* begin Records for processing *

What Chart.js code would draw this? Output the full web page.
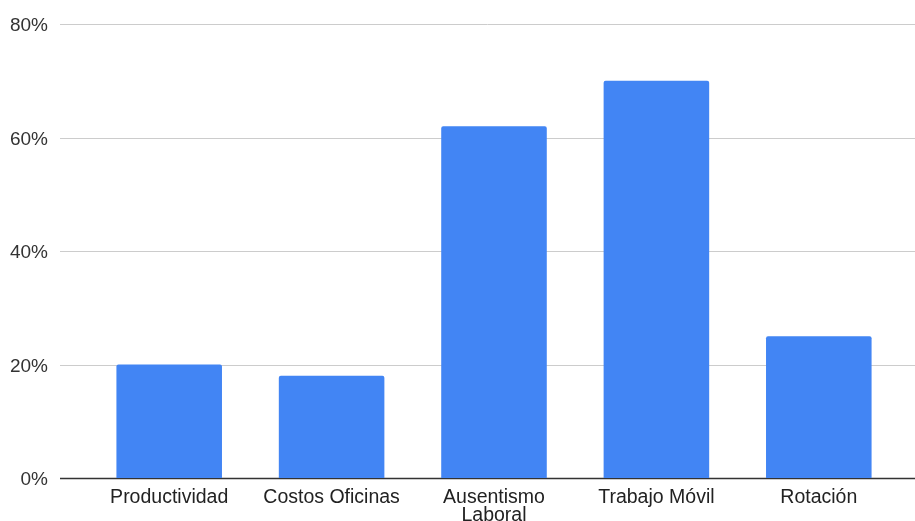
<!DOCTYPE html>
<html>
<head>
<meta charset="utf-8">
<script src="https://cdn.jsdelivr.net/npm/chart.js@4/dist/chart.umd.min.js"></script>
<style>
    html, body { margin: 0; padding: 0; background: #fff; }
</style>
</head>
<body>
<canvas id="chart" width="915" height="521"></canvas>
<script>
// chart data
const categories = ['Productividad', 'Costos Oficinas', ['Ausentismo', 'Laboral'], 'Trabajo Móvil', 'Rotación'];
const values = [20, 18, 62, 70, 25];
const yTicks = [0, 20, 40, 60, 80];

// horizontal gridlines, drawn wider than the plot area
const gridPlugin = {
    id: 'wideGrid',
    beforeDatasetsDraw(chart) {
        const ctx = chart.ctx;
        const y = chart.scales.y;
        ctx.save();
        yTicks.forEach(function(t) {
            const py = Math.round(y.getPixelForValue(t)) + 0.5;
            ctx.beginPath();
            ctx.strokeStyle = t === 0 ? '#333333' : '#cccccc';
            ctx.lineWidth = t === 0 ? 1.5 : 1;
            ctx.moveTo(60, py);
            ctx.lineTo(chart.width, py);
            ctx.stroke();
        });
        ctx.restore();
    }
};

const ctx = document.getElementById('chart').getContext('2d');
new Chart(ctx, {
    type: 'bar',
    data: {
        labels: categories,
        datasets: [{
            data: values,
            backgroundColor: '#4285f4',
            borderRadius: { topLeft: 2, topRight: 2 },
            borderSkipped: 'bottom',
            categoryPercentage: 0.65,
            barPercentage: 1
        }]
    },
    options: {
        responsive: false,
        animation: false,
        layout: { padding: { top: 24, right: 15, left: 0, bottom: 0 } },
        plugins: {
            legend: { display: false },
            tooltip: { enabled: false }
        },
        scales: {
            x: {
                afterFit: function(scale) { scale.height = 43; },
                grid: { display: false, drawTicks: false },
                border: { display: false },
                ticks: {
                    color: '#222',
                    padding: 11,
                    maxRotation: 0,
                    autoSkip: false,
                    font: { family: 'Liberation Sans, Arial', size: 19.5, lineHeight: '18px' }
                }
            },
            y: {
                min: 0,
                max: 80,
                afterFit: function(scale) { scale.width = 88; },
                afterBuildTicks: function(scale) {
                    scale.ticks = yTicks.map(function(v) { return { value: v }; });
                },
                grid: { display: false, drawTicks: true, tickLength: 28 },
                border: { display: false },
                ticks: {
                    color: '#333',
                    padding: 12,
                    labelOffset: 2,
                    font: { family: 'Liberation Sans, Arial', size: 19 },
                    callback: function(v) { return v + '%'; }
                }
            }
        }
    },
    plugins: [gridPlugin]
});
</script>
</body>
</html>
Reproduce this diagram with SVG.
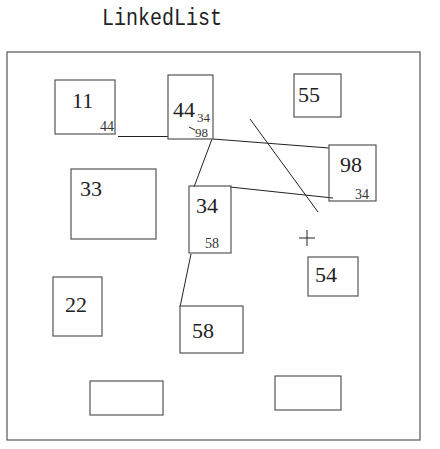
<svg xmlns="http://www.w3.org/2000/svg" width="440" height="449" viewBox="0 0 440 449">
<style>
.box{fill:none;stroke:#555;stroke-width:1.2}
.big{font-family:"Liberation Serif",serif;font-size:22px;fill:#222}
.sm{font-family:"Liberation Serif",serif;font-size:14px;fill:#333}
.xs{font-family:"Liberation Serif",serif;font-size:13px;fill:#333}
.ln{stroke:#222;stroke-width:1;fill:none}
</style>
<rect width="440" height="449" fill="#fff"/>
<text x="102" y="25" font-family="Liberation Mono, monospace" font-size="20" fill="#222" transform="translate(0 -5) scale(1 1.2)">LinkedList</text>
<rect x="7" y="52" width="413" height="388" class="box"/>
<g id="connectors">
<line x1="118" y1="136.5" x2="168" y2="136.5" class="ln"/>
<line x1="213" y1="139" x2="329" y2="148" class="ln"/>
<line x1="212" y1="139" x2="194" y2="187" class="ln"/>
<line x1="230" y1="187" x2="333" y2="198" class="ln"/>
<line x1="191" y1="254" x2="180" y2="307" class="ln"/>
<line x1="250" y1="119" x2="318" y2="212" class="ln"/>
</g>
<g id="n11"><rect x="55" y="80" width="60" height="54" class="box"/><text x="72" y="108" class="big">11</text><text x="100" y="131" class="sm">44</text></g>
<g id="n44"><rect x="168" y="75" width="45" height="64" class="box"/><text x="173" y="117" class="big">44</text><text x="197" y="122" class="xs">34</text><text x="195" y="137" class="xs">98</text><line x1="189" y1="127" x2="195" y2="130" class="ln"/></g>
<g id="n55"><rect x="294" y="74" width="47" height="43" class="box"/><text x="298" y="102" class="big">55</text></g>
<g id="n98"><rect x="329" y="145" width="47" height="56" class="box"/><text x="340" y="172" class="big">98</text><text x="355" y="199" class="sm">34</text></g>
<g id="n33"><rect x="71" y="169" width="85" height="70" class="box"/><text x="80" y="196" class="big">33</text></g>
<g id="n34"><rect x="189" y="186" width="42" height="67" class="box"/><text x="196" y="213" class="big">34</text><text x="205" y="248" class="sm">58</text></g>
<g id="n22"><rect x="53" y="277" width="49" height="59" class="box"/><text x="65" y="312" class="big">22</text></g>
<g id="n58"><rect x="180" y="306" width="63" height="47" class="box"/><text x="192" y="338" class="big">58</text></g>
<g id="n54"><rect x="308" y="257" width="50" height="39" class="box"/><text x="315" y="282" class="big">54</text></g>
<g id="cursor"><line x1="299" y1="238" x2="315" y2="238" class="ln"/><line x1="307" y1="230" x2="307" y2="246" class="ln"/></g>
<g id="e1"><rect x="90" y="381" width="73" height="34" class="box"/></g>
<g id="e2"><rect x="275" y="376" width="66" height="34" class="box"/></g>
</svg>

* end Records for processing *

# [Work instructions]
Keep the pictures out of the copy and return the rest of the data above exactly.

# [Task result]
What Chart.js code would draw this? Output the full web page.
<!DOCTYPE html>
<html>
<head>
<meta charset="utf-8">
<script src="https://cdn.jsdelivr.net/npm/chart.js@4/dist/chart.umd.min.js"></script>
<style>
    html, body { margin: 0; padding: 0; background: #fff; }
</style>
</head>
<body>
<canvas id="chart" width="915" height="521"></canvas>
<script>
// chart data
const categories = ['Productividad', 'Costos Oficinas', ['Ausentismo', 'Laboral'], 'Trabajo Móvil', 'Rotación'];
const values = [20, 18, 62, 70, 25];
const yTicks = [0, 20, 40, 60, 80];

// horizontal gridlines, drawn wider than the plot area
const gridPlugin = {
    id: 'wideGrid',
    beforeDatasetsDraw(chart) {
        const ctx = chart.ctx;
        const y = chart.scales.y;
        ctx.save();
        yTicks.forEach(function(t) {
            const py = Math.round(y.getPixelForValue(t)) + 0.5;
            ctx.beginPath();
            ctx.strokeStyle = t === 0 ? '#333333' : '#cccccc';
            ctx.lineWidth = t === 0 ? 1.5 : 1;
            ctx.moveTo(60, py);
            ctx.lineTo(chart.width, py);
            ctx.stroke();
        });
        ctx.restore();
    }
};

const ctx = document.getElementById('chart').getContext('2d');
new Chart(ctx, {
    type: 'bar',
    data: {
        labels: categories,
        datasets: [{
            data: values,
            backgroundColor: '#4285f4',
            borderRadius: { topLeft: 2, topRight: 2 },
            borderSkipped: 'bottom',
            categoryPercentage: 0.65,
            barPercentage: 1
        }]
    },
    options: {
        responsive: false,
        animation: false,
        layout: { padding: { top: 24, right: 15, left: 0, bottom: 0 } },
        plugins: {
            legend: { display: false },
            tooltip: { enabled: false }
        },
        scales: {
            x: {
                afterFit: function(scale) { scale.height = 43; },
                grid: { display: false, drawTicks: false },
                border: { display: false },
                ticks: {
                    color: '#222',
                    padding: 11,
                    maxRotation: 0,
                    autoSkip: false,
                    font: { family: 'Liberation Sans, Arial', size: 19.5, lineHeight: '18px' }
                }
            },
            y: {
                min: 0,
                max: 80,
                afterFit: function(scale) { scale.width = 88; },
                afterBuildTicks: function(scale) {
                    scale.ticks = yTicks.map(function(v) { return { value: v }; });
                },
                grid: { display: false, drawTicks: true, tickLength: 28 },
                border: { display: false },
                ticks: {
                    color: '#333',
                    padding: 12,
                    labelOffset: 2,
                    font: { family: 'Liberation Sans, Arial', size: 19 },
                    callback: function(v) { return v + '%'; }
                }
            }
        }
    },
    plugins: [gridPlugin]
});
</script>
</body>
</html>
Reproduce this diagram with SVG.
<svg xmlns="http://www.w3.org/2000/svg" width="440" height="449" viewBox="0 0 440 449">
<style>
.box{fill:none;stroke:#555;stroke-width:1.2}
.big{font-family:"Liberation Serif",serif;font-size:22px;fill:#222}
.sm{font-family:"Liberation Serif",serif;font-size:14px;fill:#333}
.xs{font-family:"Liberation Serif",serif;font-size:13px;fill:#333}
.ln{stroke:#222;stroke-width:1;fill:none}
</style>
<rect width="440" height="449" fill="#fff"/>
<text x="102" y="25" font-family="Liberation Mono, monospace" font-size="20" fill="#222" transform="translate(0 -5) scale(1 1.2)">LinkedList</text>
<rect x="7" y="52" width="413" height="388" class="box"/>
<g id="connectors">
<line x1="118" y1="136.5" x2="168" y2="136.5" class="ln"/>
<line x1="213" y1="139" x2="329" y2="148" class="ln"/>
<line x1="212" y1="139" x2="194" y2="187" class="ln"/>
<line x1="230" y1="187" x2="333" y2="198" class="ln"/>
<line x1="191" y1="254" x2="180" y2="307" class="ln"/>
<line x1="250" y1="119" x2="318" y2="212" class="ln"/>
</g>
<g id="n11"><rect x="55" y="80" width="60" height="54" class="box"/><text x="72" y="108" class="big">11</text><text x="100" y="131" class="sm">44</text></g>
<g id="n44"><rect x="168" y="75" width="45" height="64" class="box"/><text x="173" y="117" class="big">44</text><text x="197" y="122" class="xs">34</text><text x="195" y="137" class="xs">98</text><line x1="189" y1="127" x2="195" y2="130" class="ln"/></g>
<g id="n55"><rect x="294" y="74" width="47" height="43" class="box"/><text x="298" y="102" class="big">55</text></g>
<g id="n98"><rect x="329" y="145" width="47" height="56" class="box"/><text x="340" y="172" class="big">98</text><text x="355" y="199" class="sm">34</text></g>
<g id="n33"><rect x="71" y="169" width="85" height="70" class="box"/><text x="80" y="196" class="big">33</text></g>
<g id="n34"><rect x="189" y="186" width="42" height="67" class="box"/><text x="196" y="213" class="big">34</text><text x="205" y="248" class="sm">58</text></g>
<g id="n22"><rect x="53" y="277" width="49" height="59" class="box"/><text x="65" y="312" class="big">22</text></g>
<g id="n58"><rect x="180" y="306" width="63" height="47" class="box"/><text x="192" y="338" class="big">58</text></g>
<g id="n54"><rect x="308" y="257" width="50" height="39" class="box"/><text x="315" y="282" class="big">54</text></g>
<g id="cursor"><line x1="299" y1="238" x2="315" y2="238" class="ln"/><line x1="307" y1="230" x2="307" y2="246" class="ln"/></g>
<g id="e1"><rect x="90" y="381" width="73" height="34" class="box"/></g>
<g id="e2"><rect x="275" y="376" width="66" height="34" class="box"/></g>
</svg>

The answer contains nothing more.